Stamp Duty Land Tax On Uninhabitable Properties

Another day, another taxpayer at a tribunal. This time, due to the purchase of a dilapidated bungalow. HMRC demanded an extra £7,500 in Stamp Duty Land Tax ...

It was January 2019 where the courts decided in favour of the taxpayer in the case of HMRC vs PN Bewley Limited. It was obvious to anyone who saw the property that it couldn't be lived in, but that didn't stop HMRC from arguing that more Stamp Duty Land Tax (SDLT) was due.

"After setting up a company, Mr and Mrs Bewley purchased a bungalow for £200,000!"

It was in a serious state of disrepair and was riddled with asbestos. Most of the roof was missing, it didn't even have floorboards, and all the windows were broken. They intended to completely demolish it and build a new property on the plot.

Their solicitors submitted an SDLT1 return to HMRC because the bungalow was a residential property. In addition, the company had to pay the 3% higher rate charge. However, the Bewley's argued that as the bungalow was inhabitable, non-residential rates should have applied instead.
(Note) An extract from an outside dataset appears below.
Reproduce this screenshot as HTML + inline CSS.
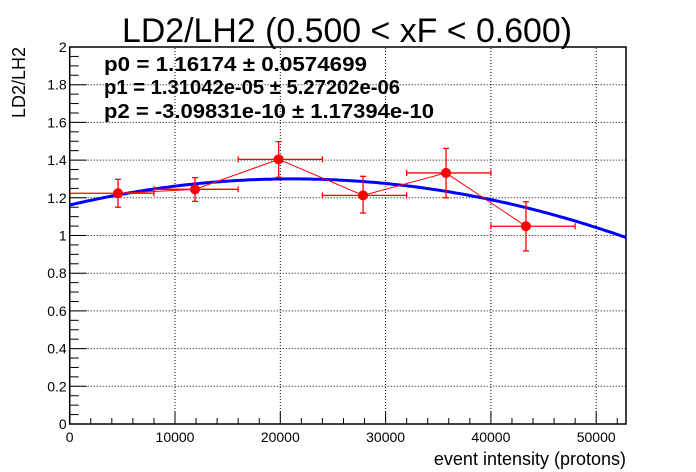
<!DOCTYPE html>
<html><head><meta charset="utf-8"><style>
html,body{margin:0;padding:0;background:#fff;}
svg{display:block;font-family:"Liberation Sans",Arial,sans-serif;}
</style></head><body>
<svg id="chart" width="696" height="472" viewBox="0 0 696 472">
<g id="grid"></g>
<g id="axes"></g>
<g id="fit"></g>
<g id="pts"></g>
<text x="347" y="42" text-anchor="middle" font-size="34" textLength="450" lengthAdjust="spacingAndGlyphs">LD2/LH2 (0.500 &lt; xF &lt; 0.600)</text>
<g font-weight="bold" font-size="20">
<text x="104" y="71" textLength="263" lengthAdjust="spacingAndGlyphs">p0 = 1.16174 ± 0.0574699</text>
<text x="104" y="94" textLength="296" lengthAdjust="spacingAndGlyphs">p1 = 1.31042e-05 ± 5.27202e-06</text>
<text x="104" y="118" textLength="330" lengthAdjust="spacingAndGlyphs">p2 = -3.09831e-10 ± 1.17394e-10</text>
</g>
<text x="626" y="465" text-anchor="end" font-size="18">event intensity (protons)</text>
<text transform="translate(25,47) rotate(-90)" text-anchor="end" font-size="18">LD2/LH2</text>
</svg>
<script>
const xVals=[4590,11900,19840,27860,35740,43330];
const yVals=[1.224,1.245,1.404,1.213,1.332,1.049];
const yErrHi=[1.298,1.307,1.498,1.314,1.462,1.179];
const yErrLo=[1.150,1.181,1.309,1.119,1.200,0.918];
const xErrLo=[0,8000,16000,24000,32000,40000];
const xErrHi=[8000,16000,24000,32000,40000,48000];
const fitParams=[1.16174,1.31042e-05,-3.09831e-10];
const xTicks=[0,10000,20000,30000,40000,50000];
const xTickLabels=["0","10000","20000","30000","40000","50000"];
const yTicks=[0,0.2,0.4,0.6,0.8,1,1.2,1.4,1.6,1.8,2];
const yTickLabels=["0","0.2","0.4","0.6","0.8","1","1.2","1.4","1.6","1.8","2"];
const X0=69.7,X1=626,Y0=424,Y1=47,XMAX=52830,YMAX=2;
const sx=v=>X0+(v/XMAX)*(X1-X0);
const sy=v=>Y0-(v/YMAX)*(Y0-Y1);
const NS="http://www.w3.org/2000/svg";
function mk(tag,attrs,parent){const e=document.createElementNS(NS,tag);for(const k in attrs)e.setAttribute(k,attrs[k]);parent.appendChild(e);return e;}
const grid=document.getElementById('grid'),axes=document.getElementById('axes'),fit=document.getElementById('fit'),pts=document.getElementById('pts');
xTicks.forEach((t,i)=>{
 if(t>0){const g=mk('line',{x1:sx(t),x2:sx(t),y1:Y0,y2:Y1,stroke:'#000','stroke-width':1,'stroke-dasharray':'1,2'},grid);
 }
 const l=mk('line',{x1:sx(t),x2:sx(t),y1:Y0,y2:Y0-12,stroke:'#000','stroke-width':1},axes);
 
 const tx=mk('text',{x:sx(t),y:Y0+18,'text-anchor':'middle','font-size':14},axes);tx.textContent=xTickLabels[i];
 
});
for(let v=2000;v<XMAX;v+=2000){if(v%10000===0)continue;
 const l=mk('line',{x1:sx(v),x2:sx(v),y1:Y0,y2:Y0-6,stroke:'#000','stroke-width':1},axes);
 }
yTicks.forEach((t,i)=>{
 if(t>0&&t<2){const g=mk('line',{x1:X0,x2:X1,y1:sy(t),y2:sy(t),stroke:'#000','stroke-width':1,'stroke-dasharray':'1,2'},grid);
 }
 const l=mk('line',{x1:X0,x2:X0+17,y1:sy(t),y2:sy(t),stroke:'#000','stroke-width':1},axes);
 
 const tx=mk('text',{x:X0-3,y:sy(t)+5,'text-anchor':'end','font-size':14},axes);tx.textContent=yTickLabels[i];
 
});
for(let k=1;k<40;k++){if(k%4===0)continue;const v=k*0.05;
 const l=mk('line',{x1:X0,x2:X0+9,y1:sy(v),y2:sy(v),stroke:'#000','stroke-width':1},axes);
 }
const fr=mk('rect',{x:X0,y:Y1,width:X1-X0,height:Y0-Y1,fill:'none',stroke:'#000','stroke-width':1.5},axes);

let d='';for(let i=0;i<=200;i++){const x=XMAX*i/200;const y=fitParams[0]+fitParams[1]*x+fitParams[2]*x*x;d+=(i?'L':'M')+sx(x).toFixed(1)+','+sy(y).toFixed(1);}
const fp=mk('path',{d:d,fill:'none',stroke:'#0000ff','stroke-width':3},fit);

const pl=mk('polyline',{points:xVals.map((x,i)=>sx(x)+','+sy(yVals[i])).join(' '),fill:'none',stroke:'#ff0000','stroke-width':1},pts);

xVals.forEach((x,i)=>{
 const g=mk('g',{stroke:'#ff0000','stroke-width':1.3},pts);
 
 const px=sx(x),py=sy(yVals[i]),xl=Math.max(X0,sx(xErrLo[i])),xh=sx(xErrHi[i]),yh=sy(yErrHi[i]),yl=sy(yErrLo[i]);
 mk('line',{x1:xl,x2:xh,y1:py,y2:py},g);
 mk('line',{x1:px,x2:px,y1:yh,y2:yl},g);
 mk('line',{x1:px-3,x2:px+3,y1:yh,y2:yh},g);
 mk('line',{x1:px-3,x2:px+3,y1:yl,y2:yl},g);
 if(xErrLo[i]>0)mk('line',{x1:xl,x2:xl,y1:py-3,y2:py+3},g);
 mk('line',{x1:xh,x2:xh,y1:py-3,y2:py+3},g);
 mk('circle',{cx:px,cy:py,r:5,fill:'#ff0000',stroke:'none'},g);
});
</script>
</body></html>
The Bewley's took a good case to the First-Tier Tribunal. Apart from professional reports and other professional testimonials, the photographs they supplied about the state of the property at the time of purchase convinced the Tribunal to decide in their favour.

"HMRC was forced to reclassify the purchase as non-residential!"

This meant there was a lower SDLT liability so the purchase was not subject to the additional 3% higher rate charge usually applied to companies who buy residential property.

Tribunals are not binding, but HMRC has not appealed the decision; however, the takeaway here is that developers could now purchase derelict properties and pay a lower rate of Stamp Duty Land Tax.

However, each case is different so seek professional advice first.